In business, it’s as important to know who your competitors are as much as who your target audience is. By knowing who the big and small players are in your respective niche, you can avoid pitfalls that they’ve experienced in the past, whether it’s a product flopping or a PR strategy that turned into a nightmare. Here are five other reasons why you’d want to know who you are competing against:
Predict Future Market Trends
Knowing who the legacy providers are in your market can give you a better sense of where the market is heading X years from now. Legacy providers are, essentially, companies that have been around for decades. How they adapt to changing customer behaviors and newly enforced regulations can shed light on where the industry, as a whole, is moving towards.
Narrow Down Customer Profile
Looking at who your competitors are targeting through their marketing campaigns simplifies this traditionally cost-intensive process. While it doesn’t mean you should completely abandon any efforts to better understand who your ideal customer is, it does give you a solid starting point from where to conduct your research.
Establish Realistic Goals
Knowing how much resources your competition has access to or how big a market share they control can help you set realistic long-term goals. It can be difficult to judge if a certain campaign or project is overly ambitious or underwhelming without a sense of what other similar businesses are doing.
Identify Your Unique Value Proposition
When you know what competitors are doing to draw in customers, it’s easier to identify your own unique value proposition. It can also be a way for you to determine whether or not you do actually have a value proposition to leverage in the first place.
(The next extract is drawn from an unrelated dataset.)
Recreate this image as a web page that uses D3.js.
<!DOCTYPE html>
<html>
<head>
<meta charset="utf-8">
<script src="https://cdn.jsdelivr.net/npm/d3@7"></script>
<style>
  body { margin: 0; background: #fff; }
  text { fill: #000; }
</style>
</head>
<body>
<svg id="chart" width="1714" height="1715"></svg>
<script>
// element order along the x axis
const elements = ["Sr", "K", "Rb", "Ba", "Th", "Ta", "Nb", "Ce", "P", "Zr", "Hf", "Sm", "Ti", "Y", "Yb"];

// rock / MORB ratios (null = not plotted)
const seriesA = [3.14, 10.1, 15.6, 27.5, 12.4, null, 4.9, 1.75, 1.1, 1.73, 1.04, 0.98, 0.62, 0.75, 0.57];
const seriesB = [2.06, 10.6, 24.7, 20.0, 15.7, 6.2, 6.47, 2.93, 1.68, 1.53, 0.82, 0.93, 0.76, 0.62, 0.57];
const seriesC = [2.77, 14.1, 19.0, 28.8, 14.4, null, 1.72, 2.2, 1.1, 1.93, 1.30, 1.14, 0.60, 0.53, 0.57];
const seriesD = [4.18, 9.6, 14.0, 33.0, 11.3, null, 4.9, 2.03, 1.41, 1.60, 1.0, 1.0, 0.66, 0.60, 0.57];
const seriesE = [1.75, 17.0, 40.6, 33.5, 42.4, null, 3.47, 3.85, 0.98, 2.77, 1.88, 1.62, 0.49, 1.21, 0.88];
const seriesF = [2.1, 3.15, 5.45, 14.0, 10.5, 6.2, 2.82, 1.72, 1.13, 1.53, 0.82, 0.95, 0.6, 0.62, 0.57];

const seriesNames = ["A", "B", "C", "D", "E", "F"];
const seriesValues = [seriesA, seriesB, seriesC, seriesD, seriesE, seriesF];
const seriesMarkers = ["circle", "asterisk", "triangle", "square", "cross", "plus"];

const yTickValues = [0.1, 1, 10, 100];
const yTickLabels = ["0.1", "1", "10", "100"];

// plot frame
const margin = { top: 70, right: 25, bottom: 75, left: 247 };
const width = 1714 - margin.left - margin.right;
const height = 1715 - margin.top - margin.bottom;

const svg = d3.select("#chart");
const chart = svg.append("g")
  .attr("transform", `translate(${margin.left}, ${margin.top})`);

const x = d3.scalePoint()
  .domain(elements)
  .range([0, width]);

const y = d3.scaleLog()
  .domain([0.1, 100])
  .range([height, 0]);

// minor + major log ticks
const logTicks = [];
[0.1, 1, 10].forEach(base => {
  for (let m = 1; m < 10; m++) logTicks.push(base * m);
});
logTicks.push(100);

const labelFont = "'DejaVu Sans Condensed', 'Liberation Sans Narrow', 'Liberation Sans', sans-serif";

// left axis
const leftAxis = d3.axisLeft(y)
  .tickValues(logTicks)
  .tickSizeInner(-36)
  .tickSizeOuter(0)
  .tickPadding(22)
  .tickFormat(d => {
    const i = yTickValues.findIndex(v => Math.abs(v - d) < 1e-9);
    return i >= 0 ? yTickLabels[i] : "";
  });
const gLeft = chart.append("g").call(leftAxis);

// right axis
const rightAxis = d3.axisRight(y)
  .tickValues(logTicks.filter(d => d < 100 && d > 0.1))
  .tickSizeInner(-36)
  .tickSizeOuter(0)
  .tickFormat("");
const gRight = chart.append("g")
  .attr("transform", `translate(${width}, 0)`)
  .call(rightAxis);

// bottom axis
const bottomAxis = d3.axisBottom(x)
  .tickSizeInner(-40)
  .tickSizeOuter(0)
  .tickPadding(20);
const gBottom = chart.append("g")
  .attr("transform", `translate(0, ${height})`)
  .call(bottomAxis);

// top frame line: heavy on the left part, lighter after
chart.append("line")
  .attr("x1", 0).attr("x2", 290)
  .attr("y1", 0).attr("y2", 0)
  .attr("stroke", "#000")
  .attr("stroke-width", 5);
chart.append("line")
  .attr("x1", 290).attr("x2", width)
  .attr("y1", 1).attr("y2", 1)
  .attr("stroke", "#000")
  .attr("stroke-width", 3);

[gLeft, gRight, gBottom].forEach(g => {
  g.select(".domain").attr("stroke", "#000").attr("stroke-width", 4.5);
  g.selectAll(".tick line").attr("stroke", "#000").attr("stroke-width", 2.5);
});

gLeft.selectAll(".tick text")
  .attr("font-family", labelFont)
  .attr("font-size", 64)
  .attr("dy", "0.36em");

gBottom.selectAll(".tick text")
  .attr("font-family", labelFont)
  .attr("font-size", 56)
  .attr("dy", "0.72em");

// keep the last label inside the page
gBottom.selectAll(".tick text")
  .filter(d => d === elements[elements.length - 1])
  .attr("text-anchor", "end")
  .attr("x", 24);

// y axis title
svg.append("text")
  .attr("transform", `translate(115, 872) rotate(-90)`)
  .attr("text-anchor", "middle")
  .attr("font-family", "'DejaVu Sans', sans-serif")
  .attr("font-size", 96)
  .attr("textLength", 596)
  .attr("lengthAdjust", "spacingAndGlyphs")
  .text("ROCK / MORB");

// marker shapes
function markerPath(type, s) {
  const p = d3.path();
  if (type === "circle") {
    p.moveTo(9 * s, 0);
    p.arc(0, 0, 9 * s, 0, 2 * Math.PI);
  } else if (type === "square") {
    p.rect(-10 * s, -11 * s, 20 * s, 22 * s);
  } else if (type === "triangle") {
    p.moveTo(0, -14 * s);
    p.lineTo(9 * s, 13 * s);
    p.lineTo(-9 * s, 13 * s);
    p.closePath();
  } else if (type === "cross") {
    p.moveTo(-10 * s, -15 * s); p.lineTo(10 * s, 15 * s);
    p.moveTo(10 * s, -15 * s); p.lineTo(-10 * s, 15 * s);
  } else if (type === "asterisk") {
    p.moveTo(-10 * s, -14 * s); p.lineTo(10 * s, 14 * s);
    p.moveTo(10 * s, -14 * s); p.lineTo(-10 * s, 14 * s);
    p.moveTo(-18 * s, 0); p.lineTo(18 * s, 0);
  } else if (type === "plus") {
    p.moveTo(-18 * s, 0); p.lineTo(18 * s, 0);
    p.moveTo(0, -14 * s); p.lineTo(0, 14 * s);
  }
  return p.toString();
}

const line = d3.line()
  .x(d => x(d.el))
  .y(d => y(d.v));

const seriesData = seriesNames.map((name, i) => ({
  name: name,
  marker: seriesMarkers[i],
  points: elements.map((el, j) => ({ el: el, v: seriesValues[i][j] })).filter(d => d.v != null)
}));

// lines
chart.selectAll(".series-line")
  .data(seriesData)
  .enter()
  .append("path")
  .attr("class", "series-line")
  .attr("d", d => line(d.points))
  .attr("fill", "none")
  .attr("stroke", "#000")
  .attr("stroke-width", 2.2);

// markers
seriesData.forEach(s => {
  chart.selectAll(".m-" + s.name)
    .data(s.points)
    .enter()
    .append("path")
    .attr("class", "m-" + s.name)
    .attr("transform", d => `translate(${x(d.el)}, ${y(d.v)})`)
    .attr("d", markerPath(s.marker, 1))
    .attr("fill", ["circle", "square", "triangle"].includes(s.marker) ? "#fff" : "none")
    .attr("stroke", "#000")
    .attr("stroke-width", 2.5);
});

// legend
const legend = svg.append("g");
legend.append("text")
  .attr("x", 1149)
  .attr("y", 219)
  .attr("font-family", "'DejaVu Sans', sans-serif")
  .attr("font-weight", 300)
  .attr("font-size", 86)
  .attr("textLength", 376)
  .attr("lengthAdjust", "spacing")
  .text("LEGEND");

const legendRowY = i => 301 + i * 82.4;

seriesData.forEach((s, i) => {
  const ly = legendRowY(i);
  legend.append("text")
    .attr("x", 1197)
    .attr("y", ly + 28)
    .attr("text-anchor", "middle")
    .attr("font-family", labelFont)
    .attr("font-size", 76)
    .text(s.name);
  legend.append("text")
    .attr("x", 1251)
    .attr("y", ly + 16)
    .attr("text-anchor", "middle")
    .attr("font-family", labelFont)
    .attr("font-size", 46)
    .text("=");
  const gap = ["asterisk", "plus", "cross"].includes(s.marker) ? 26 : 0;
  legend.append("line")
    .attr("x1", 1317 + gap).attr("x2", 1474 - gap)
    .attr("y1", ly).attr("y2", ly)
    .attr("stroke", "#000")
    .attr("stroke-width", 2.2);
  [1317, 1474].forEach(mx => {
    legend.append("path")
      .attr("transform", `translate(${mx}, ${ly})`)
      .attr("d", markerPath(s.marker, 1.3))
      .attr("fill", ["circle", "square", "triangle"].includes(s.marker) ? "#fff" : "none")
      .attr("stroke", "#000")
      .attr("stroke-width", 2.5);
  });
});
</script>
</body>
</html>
Identify what your competitors collectively fail to offer the market, such as lower prices, faster service, higher accessibility, etcetera.
Know Who to Do Business With
Without knowing who your competition is, you risk doing business with the wrong people. By understanding the scope of their market share, for instance, you can then start to plan future mergers or acquisitions.
Studying your competition can only be a benefit to your business. Take the time and the energy to conduct keyword research, create a competitive matrix, and use a SWOT analysis framework to narrow down who you are competing against.